• **REQUEST**:
Output the data word for word, dropping every image.

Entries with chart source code
====
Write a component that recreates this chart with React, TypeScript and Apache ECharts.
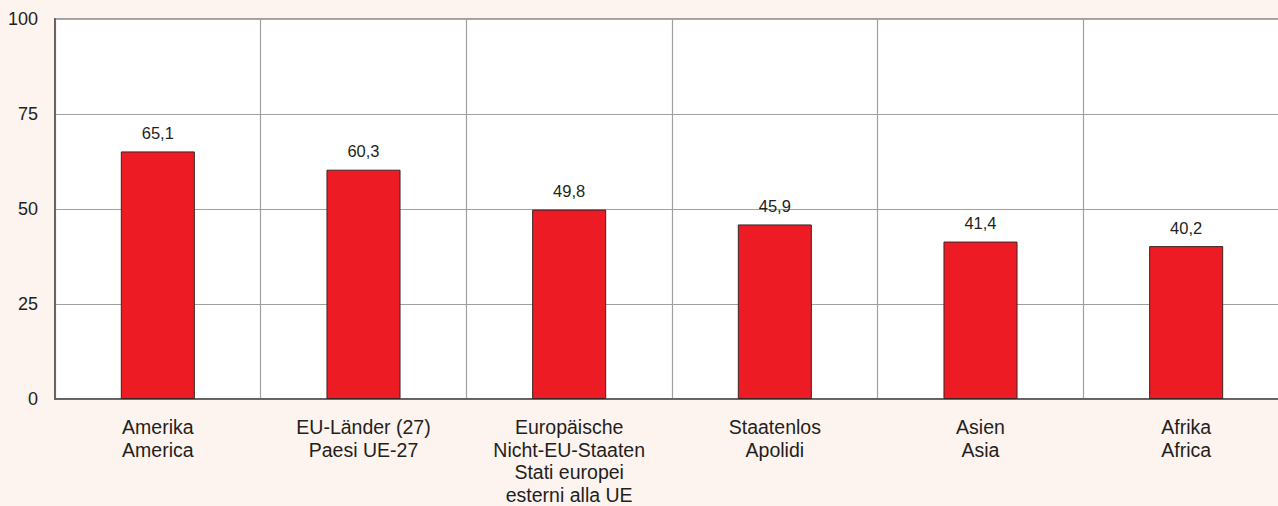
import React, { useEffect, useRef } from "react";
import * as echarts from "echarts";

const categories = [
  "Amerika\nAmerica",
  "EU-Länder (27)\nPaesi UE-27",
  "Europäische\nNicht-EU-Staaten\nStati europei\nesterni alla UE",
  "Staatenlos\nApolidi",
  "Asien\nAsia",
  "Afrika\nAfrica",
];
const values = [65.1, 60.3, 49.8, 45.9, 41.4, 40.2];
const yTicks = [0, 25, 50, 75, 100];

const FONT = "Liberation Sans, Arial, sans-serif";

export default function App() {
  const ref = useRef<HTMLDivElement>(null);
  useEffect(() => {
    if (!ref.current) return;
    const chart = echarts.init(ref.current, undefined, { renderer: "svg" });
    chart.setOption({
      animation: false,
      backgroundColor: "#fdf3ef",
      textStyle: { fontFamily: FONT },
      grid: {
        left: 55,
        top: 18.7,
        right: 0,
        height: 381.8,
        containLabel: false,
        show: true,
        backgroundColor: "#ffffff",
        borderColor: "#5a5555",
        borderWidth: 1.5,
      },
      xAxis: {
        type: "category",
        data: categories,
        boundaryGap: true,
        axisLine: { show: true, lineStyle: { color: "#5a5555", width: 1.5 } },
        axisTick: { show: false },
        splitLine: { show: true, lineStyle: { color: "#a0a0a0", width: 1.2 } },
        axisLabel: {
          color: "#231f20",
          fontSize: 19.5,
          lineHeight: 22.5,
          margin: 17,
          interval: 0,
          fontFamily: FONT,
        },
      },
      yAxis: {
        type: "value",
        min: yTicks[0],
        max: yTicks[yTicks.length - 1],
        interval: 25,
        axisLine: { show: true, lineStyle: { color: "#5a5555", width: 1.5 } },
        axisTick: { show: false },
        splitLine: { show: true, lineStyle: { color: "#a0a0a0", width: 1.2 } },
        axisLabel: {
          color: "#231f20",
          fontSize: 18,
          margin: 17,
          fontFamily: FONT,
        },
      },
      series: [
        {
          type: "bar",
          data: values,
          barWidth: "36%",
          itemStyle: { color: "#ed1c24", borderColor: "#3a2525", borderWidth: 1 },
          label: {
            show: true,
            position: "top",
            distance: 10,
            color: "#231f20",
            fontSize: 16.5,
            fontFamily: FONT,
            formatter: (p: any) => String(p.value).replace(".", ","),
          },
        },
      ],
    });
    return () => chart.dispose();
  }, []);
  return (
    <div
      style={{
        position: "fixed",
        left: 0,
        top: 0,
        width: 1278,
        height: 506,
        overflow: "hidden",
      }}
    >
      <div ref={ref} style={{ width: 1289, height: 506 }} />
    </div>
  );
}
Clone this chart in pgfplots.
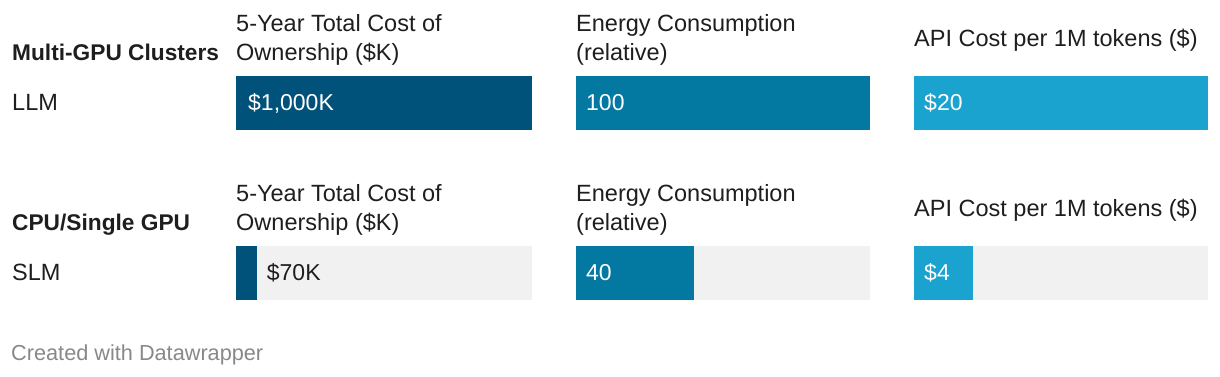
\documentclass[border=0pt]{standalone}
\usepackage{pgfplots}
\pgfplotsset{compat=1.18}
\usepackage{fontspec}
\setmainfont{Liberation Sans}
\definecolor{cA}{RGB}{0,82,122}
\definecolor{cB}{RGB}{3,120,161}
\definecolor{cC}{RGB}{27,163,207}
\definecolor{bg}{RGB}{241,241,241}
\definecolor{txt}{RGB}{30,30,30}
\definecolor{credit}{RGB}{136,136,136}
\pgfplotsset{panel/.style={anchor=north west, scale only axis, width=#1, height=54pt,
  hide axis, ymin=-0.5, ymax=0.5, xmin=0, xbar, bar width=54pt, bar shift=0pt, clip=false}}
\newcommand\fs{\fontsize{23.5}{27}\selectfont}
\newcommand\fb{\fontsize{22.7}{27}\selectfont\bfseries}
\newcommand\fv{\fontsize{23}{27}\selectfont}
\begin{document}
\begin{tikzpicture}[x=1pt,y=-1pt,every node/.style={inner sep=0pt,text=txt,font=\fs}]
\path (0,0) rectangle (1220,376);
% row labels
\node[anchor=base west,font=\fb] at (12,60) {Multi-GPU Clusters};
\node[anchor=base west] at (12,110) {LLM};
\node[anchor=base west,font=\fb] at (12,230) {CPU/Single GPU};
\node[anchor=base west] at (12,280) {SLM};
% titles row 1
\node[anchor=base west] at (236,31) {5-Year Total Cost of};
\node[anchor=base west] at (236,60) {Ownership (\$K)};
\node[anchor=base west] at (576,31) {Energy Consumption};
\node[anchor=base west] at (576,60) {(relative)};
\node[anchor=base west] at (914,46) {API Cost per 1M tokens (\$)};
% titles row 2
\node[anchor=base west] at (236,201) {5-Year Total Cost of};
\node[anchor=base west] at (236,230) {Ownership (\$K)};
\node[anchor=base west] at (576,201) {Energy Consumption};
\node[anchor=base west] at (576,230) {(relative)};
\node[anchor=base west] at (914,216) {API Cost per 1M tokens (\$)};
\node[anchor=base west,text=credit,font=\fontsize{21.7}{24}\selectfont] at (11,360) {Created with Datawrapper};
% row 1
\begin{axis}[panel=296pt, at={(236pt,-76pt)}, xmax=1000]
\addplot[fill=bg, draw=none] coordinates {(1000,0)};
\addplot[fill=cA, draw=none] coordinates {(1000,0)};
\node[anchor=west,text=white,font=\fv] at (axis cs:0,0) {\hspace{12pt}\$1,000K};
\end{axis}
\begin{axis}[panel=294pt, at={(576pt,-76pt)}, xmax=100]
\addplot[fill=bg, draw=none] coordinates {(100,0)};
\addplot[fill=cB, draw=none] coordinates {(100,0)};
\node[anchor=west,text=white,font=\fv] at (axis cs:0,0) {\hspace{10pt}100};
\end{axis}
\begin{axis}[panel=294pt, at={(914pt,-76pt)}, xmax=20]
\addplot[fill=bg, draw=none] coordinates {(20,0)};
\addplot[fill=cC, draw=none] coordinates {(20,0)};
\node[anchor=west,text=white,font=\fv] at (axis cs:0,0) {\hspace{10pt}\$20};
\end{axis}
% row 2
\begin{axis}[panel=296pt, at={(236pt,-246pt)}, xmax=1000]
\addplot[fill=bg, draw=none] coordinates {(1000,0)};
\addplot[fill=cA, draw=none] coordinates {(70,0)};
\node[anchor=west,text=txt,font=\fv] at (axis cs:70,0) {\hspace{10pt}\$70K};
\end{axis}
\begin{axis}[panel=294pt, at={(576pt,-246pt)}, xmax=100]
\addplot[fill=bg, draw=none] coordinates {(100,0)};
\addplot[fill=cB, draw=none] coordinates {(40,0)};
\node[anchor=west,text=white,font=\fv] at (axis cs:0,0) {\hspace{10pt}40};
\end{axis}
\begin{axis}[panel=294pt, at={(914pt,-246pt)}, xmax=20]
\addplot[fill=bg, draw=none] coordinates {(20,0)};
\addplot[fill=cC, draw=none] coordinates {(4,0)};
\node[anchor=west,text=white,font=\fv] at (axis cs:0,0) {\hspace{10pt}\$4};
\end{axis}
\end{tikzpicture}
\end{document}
====
• **EXERCISE RESPONSE**:
Write a component that recreates this chart with React, TypeScript and Apache ECharts.
import React, { useEffect, useRef } from "react";
import * as echarts from "echarts";

const categories = [
  "Amerika\nAmerica",
  "EU-Länder (27)\nPaesi UE-27",
  "Europäische\nNicht-EU-Staaten\nStati europei\nesterni alla UE",
  "Staatenlos\nApolidi",
  "Asien\nAsia",
  "Afrika\nAfrica",
];
const values = [65.1, 60.3, 49.8, 45.9, 41.4, 40.2];
const yTicks = [0, 25, 50, 75, 100];

const FONT = "Liberation Sans, Arial, sans-serif";

export default function App() {
  const ref = useRef<HTMLDivElement>(null);
  useEffect(() => {
    if (!ref.current) return;
    const chart = echarts.init(ref.current, undefined, { renderer: "svg" });
    chart.setOption({
      animation: false,
      backgroundColor: "#fdf3ef",
      textStyle: { fontFamily: FONT },
      grid: {
        left: 55,
        top: 18.7,
        right: 0,
        height: 381.8,
        containLabel: false,
        show: true,
        backgroundColor: "#ffffff",
        borderColor: "#5a5555",
        borderWidth: 1.5,
      },
      xAxis: {
        type: "category",
        data: categories,
        boundaryGap: true,
        axisLine: { show: true, lineStyle: { color: "#5a5555", width: 1.5 } },
        axisTick: { show: false },
        splitLine: { show: true, lineStyle: { color: "#a0a0a0", width: 1.2 } },
        axisLabel: {
          color: "#231f20",
          fontSize: 19.5,
          lineHeight: 22.5,
          margin: 17,
          interval: 0,
          fontFamily: FONT,
        },
      },
      yAxis: {
        type: "value",
        min: yTicks[0],
        max: yTicks[yTicks.length - 1],
        interval: 25,
        axisLine: { show: true, lineStyle: { color: "#5a5555", width: 1.5 } },
        axisTick: { show: false },
        splitLine: { show: true, lineStyle: { color: "#a0a0a0", width: 1.2 } },
        axisLabel: {
          color: "#231f20",
          fontSize: 18,
          margin: 17,
          fontFamily: FONT,
        },
      },
      series: [
        {
          type: "bar",
          data: values,
          barWidth: "36%",
          itemStyle: { color: "#ed1c24", borderColor: "#3a2525", borderWidth: 1 },
          label: {
            show: true,
            position: "top",
            distance: 10,
            color: "#231f20",
            fontSize: 16.5,
            fontFamily: FONT,
            formatter: (p: any) => String(p.value).replace(".", ","),
          },
        },
      ],
    });
    return () => chart.dispose();
  }, []);
  return (
    <div
      style={{
        position: "fixed",
        left: 0,
        top: 0,
        width: 1278,
        height: 506,
        overflow: "hidden",
      }}
    >
      <div ref={ref} style={{ width: 1289, height: 506 }} />
    </div>
  );
}
Clone this chart in pgfplots.
\documentclass[border=0pt]{standalone}
\usepackage{pgfplots}
\pgfplotsset{compat=1.18}
\usepackage{fontspec}
\setmainfont{Liberation Sans}
\definecolor{cA}{RGB}{0,82,122}
\definecolor{cB}{RGB}{3,120,161}
\definecolor{cC}{RGB}{27,163,207}
\definecolor{bg}{RGB}{241,241,241}
\definecolor{txt}{RGB}{30,30,30}
\definecolor{credit}{RGB}{136,136,136}
\pgfplotsset{panel/.style={anchor=north west, scale only axis, width=#1, height=54pt,
  hide axis, ymin=-0.5, ymax=0.5, xmin=0, xbar, bar width=54pt, bar shift=0pt, clip=false}}
\newcommand\fs{\fontsize{23.5}{27}\selectfont}
\newcommand\fb{\fontsize{22.7}{27}\selectfont\bfseries}
\newcommand\fv{\fontsize{23}{27}\selectfont}
\begin{document}
\begin{tikzpicture}[x=1pt,y=-1pt,every node/.style={inner sep=0pt,text=txt,font=\fs}]
\path (0,0) rectangle (1220,376);
% row labels
\node[anchor=base west,font=\fb] at (12,60) {Multi-GPU Clusters};
\node[anchor=base west] at (12,110) {LLM};
\node[anchor=base west,font=\fb] at (12,230) {CPU/Single GPU};
\node[anchor=base west] at (12,280) {SLM};
% titles row 1
\node[anchor=base west] at (236,31) {5-Year Total Cost of};
\node[anchor=base west] at (236,60) {Ownership (\$K)};
\node[anchor=base west] at (576,31) {Energy Consumption};
\node[anchor=base west] at (576,60) {(relative)};
\node[anchor=base west] at (914,46) {API Cost per 1M tokens (\$)};
% titles row 2
\node[anchor=base west] at (236,201) {5-Year Total Cost of};
\node[anchor=base west] at (236,230) {Ownership (\$K)};
\node[anchor=base west] at (576,201) {Energy Consumption};
\node[anchor=base west] at (576,230) {(relative)};
\node[anchor=base west] at (914,216) {API Cost per 1M tokens (\$)};
\node[anchor=base west,text=credit,font=\fontsize{21.7}{24}\selectfont] at (11,360) {Created with Datawrapper};
% row 1
\begin{axis}[panel=296pt, at={(236pt,-76pt)}, xmax=1000]
\addplot[fill=bg, draw=none] coordinates {(1000,0)};
\addplot[fill=cA, draw=none] coordinates {(1000,0)};
\node[anchor=west,text=white,font=\fv] at (axis cs:0,0) {\hspace{12pt}\$1,000K};
\end{axis}
\begin{axis}[panel=294pt, at={(576pt,-76pt)}, xmax=100]
\addplot[fill=bg, draw=none] coordinates {(100,0)};
\addplot[fill=cB, draw=none] coordinates {(100,0)};
\node[anchor=west,text=white,font=\fv] at (axis cs:0,0) {\hspace{10pt}100};
\end{axis}
\begin{axis}[panel=294pt, at={(914pt,-76pt)}, xmax=20]
\addplot[fill=bg, draw=none] coordinates {(20,0)};
\addplot[fill=cC, draw=none] coordinates {(20,0)};
\node[anchor=west,text=white,font=\fv] at (axis cs:0,0) {\hspace{10pt}\$20};
\end{axis}
% row 2
\begin{axis}[panel=296pt, at={(236pt,-246pt)}, xmax=1000]
\addplot[fill=bg, draw=none] coordinates {(1000,0)};
\addplot[fill=cA, draw=none] coordinates {(70,0)};
\node[anchor=west,text=txt,font=\fv] at (axis cs:70,0) {\hspace{10pt}\$70K};
\end{axis}
\begin{axis}[panel=294pt, at={(576pt,-246pt)}, xmax=100]
\addplot[fill=bg, draw=none] coordinates {(100,0)};
\addplot[fill=cB, draw=none] coordinates {(40,0)};
\node[anchor=west,text=white,font=\fv] at (axis cs:0,0) {\hspace{10pt}40};
\end{axis}
\begin{axis}[panel=294pt, at={(914pt,-246pt)}, xmax=20]
\addplot[fill=bg, draw=none] coordinates {(20,0)};
\addplot[fill=cC, draw=none] coordinates {(4,0)};
\node[anchor=west,text=white,font=\fv] at (axis cs:0,0) {\hspace{10pt}\$4};
\end{axis}
\end{tikzpicture}
\end{document}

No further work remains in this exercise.